La notification en date du 29 septembre 2016 de la proposition de rectification à la suite de la vérification de la comptabilité ou au plus tard la réponse de l'administration fiscale aux observations formées par la SARL GCS couverture ayant maintenu les rectifications proposées le 15 novembre 2016 constituent le point de départ du délai de préfix de trois mois, la SARL GCS couverture ayant alors pleinement connaissance du sinistre.
La lettre adressée par la SARL GCS couverture le 6 octobre 2016 témoigne d'ailleurs de sa pleine connaissance de ce sinistre.
Ce courrier recommandé mettant en cause la responsabilité de l'EURL Le cabinet [B] au titre d'un manquement à une obligation de conseil et lui demandant de lui faire part de ses intentions ne permet pas pour autant de faire obstacle à l'acquisition de la forclusion.

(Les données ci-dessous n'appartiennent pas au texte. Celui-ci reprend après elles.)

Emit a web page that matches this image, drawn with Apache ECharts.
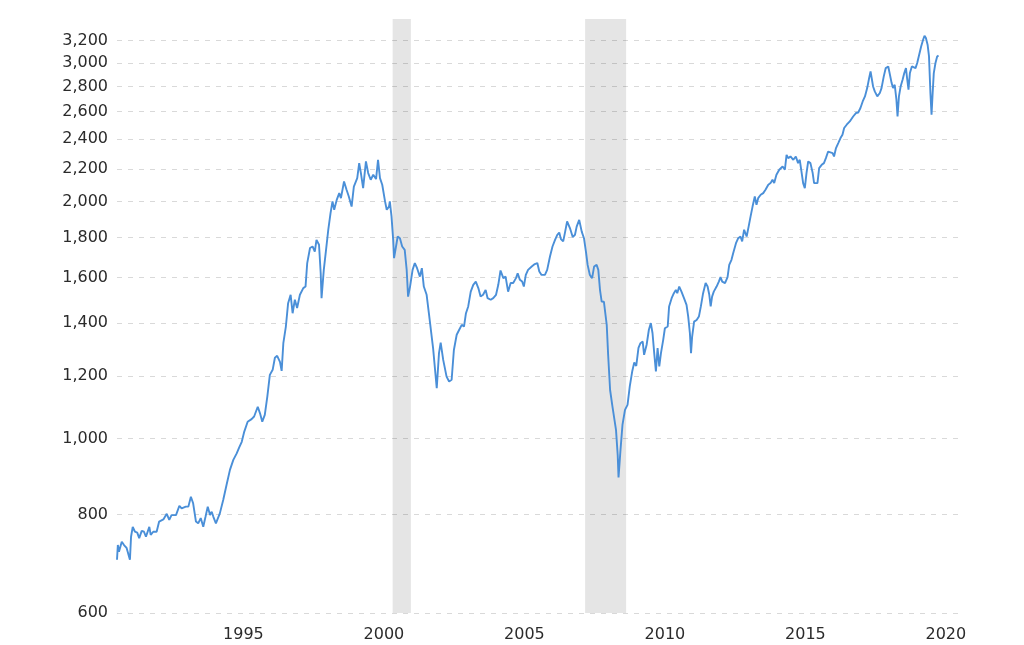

Il sera observé qu'au demeurant la mission de l'EURL Le cabinet [B] ayant pris fin le 30 juin 2014, le sinistre est né avant cette date et le délai de prescription de cinq ans a couru compter de l'exercice suivant soit le 1er janvier 2015 et ainsi l'action en responsabilité introduite le 5 février 2020 est prescrite.

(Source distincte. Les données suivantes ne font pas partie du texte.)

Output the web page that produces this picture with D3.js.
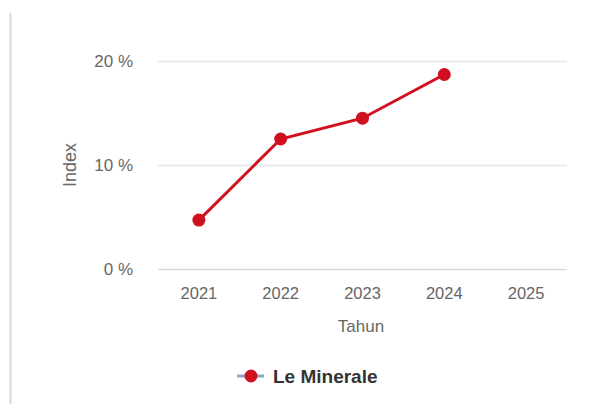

Il convient en conséquence de confirmer le jugement entrepris en ce qu'il a déclaré l'action en responsabilité engagée par la SARL GCS couverture à l'encontre de l'EURL Le cabinet [B] irrecevable.
Sur les frais irrépétibles et les dépens
Il convient de condamner la SARL GCS couverture qui succombe en son appel aux entiers dépens d'appel et de la condamner à payer à l'EURL Le cabinet [B] la somme de 1500 euros sur le fondement de l'article 700 du code de procédure civile.
PAR CES MOTIFS
La cour statuant contradictoirement et par mise à disposition de la décision au greffe,
Confirme la décision entreprise ;
Y ajoutant,
Condamne la SARL GCS couverture aux entiers dépens d'appel ;
Condamne la SARL GCS couverture à payer à l'EURL Le cabinet [B] la somme de 1500 euros sur le fondement de l'article 700 du code de procédure civile.